WRITTEN TASK:
Extract all lines containing "chart".
··· DATA SHOWN ···
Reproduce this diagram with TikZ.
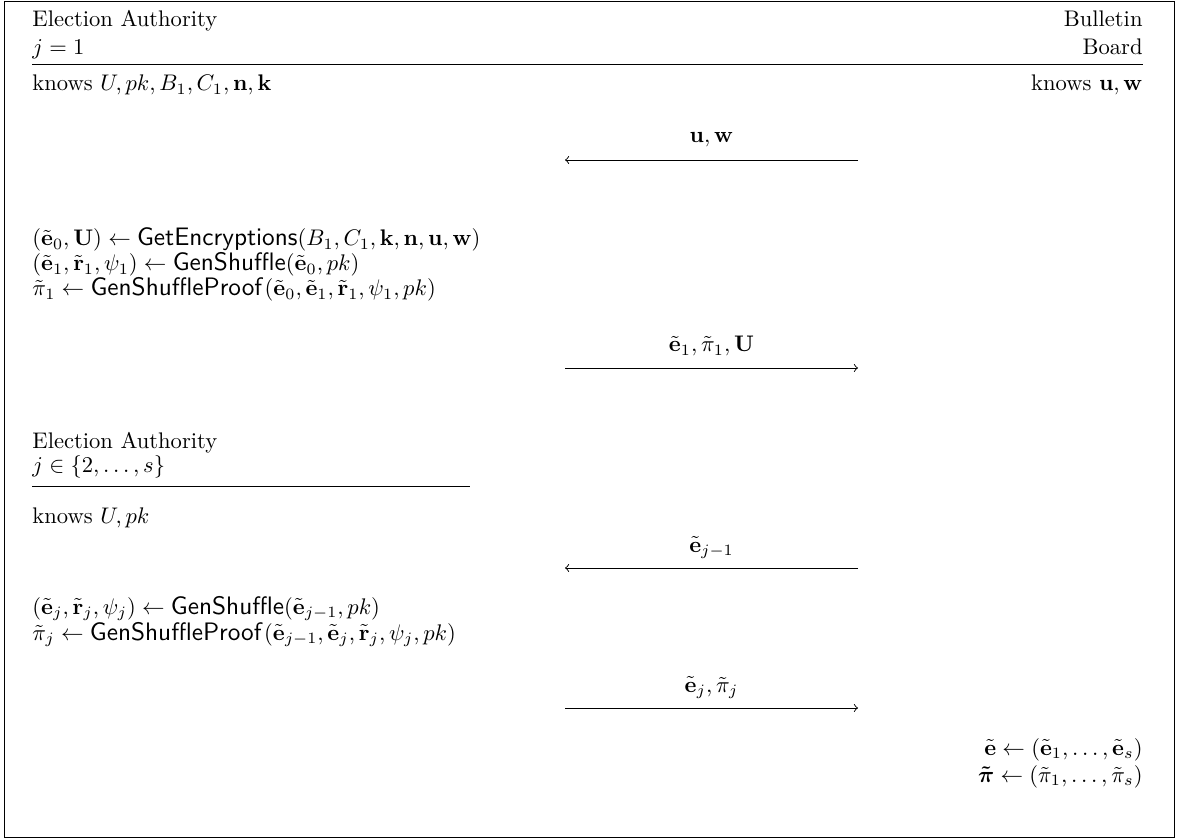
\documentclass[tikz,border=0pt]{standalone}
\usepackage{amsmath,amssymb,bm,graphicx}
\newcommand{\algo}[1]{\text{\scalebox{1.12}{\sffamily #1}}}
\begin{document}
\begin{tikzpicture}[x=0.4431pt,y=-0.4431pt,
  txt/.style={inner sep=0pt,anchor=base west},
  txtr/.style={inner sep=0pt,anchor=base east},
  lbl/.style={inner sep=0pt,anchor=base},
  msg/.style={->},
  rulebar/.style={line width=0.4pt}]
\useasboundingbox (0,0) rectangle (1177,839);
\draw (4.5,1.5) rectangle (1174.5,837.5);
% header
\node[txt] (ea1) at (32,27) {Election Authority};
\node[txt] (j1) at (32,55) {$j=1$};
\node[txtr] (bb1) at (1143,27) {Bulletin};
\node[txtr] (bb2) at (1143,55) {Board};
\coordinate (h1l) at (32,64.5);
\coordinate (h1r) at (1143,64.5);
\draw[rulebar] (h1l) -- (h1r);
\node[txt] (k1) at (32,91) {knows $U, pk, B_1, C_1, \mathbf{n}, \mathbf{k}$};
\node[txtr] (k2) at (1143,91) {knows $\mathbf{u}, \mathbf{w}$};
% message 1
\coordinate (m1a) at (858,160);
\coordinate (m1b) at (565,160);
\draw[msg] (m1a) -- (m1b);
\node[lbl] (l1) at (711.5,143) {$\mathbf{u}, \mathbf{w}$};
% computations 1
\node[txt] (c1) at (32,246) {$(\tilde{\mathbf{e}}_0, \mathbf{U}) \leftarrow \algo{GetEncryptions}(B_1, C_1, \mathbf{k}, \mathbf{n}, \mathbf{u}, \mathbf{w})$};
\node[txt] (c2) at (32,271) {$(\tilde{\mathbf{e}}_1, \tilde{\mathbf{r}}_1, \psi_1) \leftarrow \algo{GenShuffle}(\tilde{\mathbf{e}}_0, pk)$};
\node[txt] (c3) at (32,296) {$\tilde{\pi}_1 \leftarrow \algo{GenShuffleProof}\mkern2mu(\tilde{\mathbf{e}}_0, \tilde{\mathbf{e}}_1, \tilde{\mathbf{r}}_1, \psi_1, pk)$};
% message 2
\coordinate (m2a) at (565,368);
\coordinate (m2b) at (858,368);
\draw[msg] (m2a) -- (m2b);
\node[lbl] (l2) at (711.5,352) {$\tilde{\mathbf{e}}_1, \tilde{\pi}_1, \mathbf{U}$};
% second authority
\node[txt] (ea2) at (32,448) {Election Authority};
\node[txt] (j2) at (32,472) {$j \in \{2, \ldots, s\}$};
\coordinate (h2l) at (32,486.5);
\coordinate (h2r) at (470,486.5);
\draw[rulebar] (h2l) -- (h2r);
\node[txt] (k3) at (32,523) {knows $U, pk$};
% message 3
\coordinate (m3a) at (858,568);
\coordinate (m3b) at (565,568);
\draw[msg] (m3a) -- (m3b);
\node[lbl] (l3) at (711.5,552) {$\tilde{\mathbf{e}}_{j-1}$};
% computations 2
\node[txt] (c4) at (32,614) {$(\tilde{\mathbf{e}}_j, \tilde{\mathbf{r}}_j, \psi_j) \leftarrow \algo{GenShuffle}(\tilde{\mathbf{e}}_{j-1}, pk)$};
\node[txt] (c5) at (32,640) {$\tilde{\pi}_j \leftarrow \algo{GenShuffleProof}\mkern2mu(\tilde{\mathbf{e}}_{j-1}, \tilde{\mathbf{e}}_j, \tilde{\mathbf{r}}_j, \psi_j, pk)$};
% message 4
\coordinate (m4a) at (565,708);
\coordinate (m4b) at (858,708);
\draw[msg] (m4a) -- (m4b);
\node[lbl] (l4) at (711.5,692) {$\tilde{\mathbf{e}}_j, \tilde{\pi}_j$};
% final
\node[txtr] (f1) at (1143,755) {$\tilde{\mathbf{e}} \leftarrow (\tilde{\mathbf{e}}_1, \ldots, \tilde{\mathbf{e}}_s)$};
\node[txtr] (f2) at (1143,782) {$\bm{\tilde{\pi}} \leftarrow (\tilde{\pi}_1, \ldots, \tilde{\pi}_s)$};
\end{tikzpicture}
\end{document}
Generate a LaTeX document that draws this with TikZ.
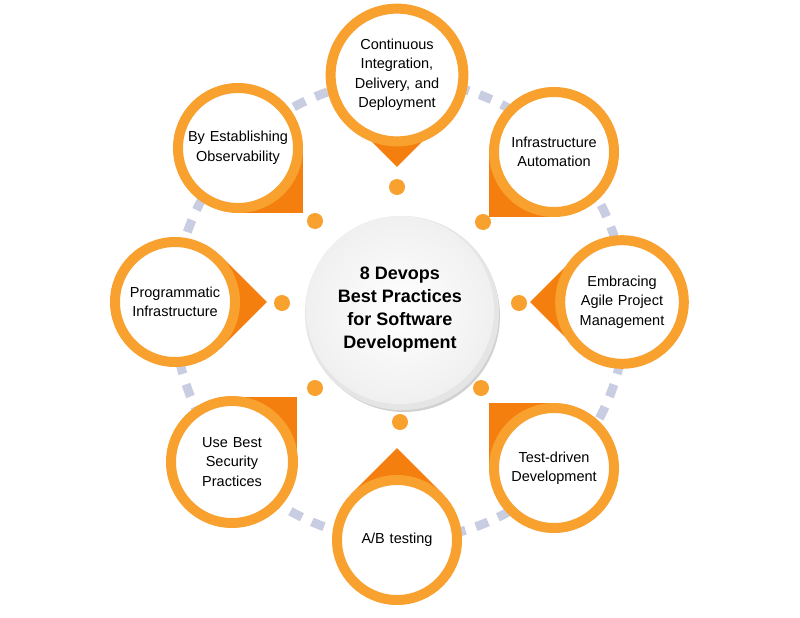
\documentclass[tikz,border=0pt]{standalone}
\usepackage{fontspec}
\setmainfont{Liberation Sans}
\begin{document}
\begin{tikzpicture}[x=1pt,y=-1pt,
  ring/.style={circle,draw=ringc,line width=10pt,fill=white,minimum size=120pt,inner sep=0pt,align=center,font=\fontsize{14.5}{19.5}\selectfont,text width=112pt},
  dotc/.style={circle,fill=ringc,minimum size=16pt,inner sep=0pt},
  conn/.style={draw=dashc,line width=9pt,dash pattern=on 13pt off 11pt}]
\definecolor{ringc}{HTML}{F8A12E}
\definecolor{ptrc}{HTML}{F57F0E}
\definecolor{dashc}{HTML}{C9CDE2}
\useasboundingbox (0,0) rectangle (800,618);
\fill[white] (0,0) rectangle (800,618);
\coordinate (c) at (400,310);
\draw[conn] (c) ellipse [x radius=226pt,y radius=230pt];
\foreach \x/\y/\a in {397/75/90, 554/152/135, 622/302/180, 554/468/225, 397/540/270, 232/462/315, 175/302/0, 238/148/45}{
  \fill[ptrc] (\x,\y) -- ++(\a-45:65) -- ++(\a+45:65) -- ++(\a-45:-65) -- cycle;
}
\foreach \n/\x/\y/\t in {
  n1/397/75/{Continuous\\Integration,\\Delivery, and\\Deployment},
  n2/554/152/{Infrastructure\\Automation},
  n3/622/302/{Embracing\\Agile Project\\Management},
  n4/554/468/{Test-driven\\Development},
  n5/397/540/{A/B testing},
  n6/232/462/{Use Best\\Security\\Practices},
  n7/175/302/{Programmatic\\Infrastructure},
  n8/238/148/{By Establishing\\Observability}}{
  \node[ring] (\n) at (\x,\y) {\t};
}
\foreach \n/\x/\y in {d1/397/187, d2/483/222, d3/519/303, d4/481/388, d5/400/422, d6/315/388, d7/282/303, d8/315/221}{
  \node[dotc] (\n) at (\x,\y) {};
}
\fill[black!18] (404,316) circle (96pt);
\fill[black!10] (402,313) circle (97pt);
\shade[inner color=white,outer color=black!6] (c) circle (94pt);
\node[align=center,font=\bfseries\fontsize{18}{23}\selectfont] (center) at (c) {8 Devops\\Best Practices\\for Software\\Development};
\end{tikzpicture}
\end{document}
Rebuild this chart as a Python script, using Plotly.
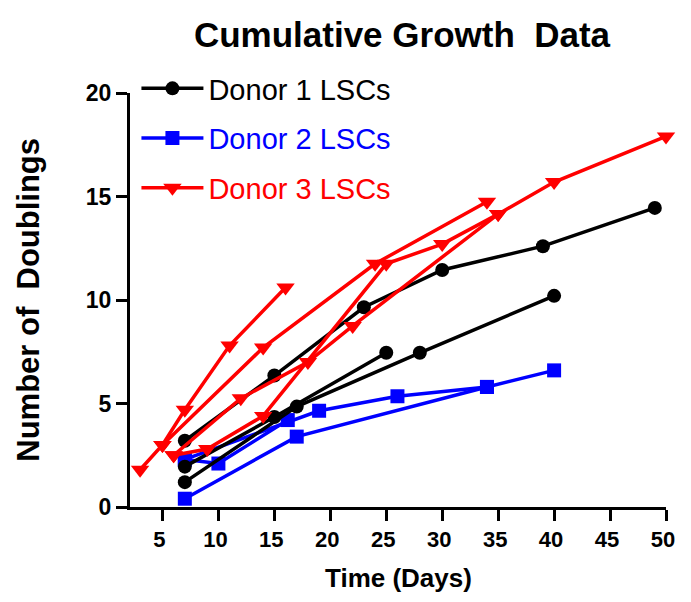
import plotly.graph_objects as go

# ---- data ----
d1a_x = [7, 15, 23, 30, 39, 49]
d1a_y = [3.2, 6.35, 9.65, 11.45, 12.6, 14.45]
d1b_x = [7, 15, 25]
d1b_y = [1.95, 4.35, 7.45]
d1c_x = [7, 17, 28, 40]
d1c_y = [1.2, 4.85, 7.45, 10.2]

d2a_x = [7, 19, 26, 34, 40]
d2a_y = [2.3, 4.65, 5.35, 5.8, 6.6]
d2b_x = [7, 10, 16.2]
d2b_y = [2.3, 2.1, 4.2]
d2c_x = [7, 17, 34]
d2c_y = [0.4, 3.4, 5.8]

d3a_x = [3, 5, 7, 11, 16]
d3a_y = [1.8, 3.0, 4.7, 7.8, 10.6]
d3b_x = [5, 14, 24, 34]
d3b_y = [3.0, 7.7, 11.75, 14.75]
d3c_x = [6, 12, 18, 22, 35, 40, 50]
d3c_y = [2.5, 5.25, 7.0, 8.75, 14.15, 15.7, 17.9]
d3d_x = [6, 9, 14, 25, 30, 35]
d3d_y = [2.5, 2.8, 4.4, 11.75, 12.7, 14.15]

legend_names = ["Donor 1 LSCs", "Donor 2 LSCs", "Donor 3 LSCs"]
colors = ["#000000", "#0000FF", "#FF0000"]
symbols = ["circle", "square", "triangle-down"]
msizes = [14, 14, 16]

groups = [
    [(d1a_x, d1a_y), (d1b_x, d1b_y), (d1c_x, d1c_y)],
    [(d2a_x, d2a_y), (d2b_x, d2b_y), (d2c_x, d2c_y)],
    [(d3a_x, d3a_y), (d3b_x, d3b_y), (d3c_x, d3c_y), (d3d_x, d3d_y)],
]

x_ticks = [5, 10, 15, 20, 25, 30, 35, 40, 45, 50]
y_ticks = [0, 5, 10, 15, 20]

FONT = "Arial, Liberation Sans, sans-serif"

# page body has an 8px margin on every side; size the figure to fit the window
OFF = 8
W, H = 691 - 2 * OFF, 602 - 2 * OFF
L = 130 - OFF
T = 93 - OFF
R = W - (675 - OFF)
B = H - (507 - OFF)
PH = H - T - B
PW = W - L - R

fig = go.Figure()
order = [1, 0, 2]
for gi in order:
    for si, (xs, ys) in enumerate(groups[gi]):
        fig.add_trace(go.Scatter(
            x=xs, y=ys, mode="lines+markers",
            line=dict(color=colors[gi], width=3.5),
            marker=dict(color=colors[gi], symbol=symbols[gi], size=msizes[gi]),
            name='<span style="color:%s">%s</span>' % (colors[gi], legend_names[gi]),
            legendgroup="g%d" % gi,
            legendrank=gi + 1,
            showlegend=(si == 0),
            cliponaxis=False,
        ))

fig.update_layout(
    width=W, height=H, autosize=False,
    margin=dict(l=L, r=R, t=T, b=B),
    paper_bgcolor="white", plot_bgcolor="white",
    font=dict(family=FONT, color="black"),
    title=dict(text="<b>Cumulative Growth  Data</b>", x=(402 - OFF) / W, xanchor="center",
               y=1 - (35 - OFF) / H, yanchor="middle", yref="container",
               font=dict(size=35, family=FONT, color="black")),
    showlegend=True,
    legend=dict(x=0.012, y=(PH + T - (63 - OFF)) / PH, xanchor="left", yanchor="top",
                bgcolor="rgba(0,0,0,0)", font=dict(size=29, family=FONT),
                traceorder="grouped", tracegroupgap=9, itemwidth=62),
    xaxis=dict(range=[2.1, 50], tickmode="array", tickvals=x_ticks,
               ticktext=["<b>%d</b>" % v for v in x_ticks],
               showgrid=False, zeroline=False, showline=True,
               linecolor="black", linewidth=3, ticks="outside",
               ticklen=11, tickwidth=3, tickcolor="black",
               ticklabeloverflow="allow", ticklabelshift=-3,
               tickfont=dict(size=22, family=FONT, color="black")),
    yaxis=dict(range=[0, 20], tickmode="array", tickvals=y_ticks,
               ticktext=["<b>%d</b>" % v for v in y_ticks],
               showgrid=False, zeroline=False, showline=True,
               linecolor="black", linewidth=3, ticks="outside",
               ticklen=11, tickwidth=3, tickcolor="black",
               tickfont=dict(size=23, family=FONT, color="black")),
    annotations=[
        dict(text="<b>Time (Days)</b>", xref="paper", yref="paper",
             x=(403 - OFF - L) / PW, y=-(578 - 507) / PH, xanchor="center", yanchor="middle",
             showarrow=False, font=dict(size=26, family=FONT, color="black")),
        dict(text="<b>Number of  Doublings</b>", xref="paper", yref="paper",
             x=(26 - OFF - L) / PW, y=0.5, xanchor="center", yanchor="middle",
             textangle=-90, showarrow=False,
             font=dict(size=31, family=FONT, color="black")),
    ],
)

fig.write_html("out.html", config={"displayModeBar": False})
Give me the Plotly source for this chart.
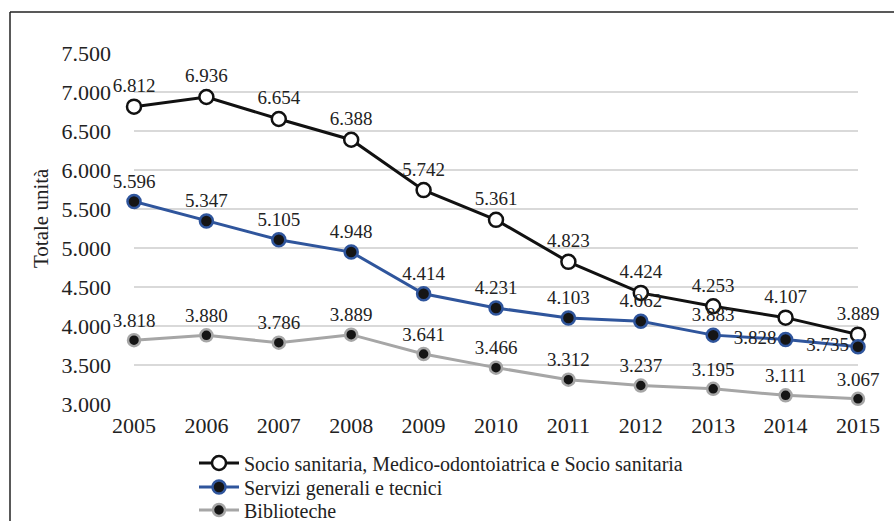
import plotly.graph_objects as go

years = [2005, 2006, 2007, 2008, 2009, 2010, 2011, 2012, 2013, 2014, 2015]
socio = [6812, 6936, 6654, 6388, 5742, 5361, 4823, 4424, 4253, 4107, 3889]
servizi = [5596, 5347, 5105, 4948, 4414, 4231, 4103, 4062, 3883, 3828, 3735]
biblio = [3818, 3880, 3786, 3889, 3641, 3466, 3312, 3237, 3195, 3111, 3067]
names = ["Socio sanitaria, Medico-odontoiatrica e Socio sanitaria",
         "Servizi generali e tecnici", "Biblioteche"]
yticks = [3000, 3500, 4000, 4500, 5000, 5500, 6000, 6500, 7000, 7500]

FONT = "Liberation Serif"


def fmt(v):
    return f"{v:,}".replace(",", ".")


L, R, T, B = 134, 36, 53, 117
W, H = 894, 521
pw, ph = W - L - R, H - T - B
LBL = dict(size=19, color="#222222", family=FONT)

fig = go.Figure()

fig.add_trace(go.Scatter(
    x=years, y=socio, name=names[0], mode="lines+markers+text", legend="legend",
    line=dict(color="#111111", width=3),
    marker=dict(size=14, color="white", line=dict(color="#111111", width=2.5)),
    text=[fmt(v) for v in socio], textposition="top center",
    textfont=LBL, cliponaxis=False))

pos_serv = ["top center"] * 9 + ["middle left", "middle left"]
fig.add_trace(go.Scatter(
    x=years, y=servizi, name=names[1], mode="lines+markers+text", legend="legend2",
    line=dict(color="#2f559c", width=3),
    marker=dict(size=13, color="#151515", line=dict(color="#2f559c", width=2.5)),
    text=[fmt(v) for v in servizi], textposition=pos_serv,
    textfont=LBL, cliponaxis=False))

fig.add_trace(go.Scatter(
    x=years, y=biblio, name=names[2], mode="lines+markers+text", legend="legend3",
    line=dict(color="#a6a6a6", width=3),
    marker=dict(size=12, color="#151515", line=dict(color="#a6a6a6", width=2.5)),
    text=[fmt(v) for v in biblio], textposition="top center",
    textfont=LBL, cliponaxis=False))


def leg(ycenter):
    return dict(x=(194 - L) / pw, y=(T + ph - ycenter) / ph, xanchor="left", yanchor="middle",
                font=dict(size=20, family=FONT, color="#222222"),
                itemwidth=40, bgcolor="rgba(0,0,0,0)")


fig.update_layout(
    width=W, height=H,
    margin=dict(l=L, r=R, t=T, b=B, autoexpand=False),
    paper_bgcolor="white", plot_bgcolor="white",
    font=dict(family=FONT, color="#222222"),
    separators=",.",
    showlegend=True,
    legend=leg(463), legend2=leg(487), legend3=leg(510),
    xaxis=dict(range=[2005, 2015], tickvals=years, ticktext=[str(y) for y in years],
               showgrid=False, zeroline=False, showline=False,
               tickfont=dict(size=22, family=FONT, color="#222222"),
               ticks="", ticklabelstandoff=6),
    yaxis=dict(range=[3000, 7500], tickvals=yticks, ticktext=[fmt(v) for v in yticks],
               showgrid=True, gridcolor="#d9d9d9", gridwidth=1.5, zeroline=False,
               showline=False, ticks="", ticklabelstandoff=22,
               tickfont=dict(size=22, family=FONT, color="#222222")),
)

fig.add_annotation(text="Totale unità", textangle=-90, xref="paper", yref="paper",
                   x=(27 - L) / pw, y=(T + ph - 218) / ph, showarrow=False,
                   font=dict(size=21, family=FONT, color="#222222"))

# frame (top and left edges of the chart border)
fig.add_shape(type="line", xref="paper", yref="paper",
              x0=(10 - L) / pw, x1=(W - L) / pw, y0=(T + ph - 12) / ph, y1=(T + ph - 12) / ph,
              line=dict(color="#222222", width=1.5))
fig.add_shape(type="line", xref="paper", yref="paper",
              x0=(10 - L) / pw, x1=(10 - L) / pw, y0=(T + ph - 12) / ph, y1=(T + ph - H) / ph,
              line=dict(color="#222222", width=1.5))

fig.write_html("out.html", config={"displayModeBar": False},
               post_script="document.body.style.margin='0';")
···
EXERCISE SOLUTION:
Rebuild this chart as a Python script, using Plotly.
Give me the Plotly source for this chart.
# frame (top and left edges of the chart border)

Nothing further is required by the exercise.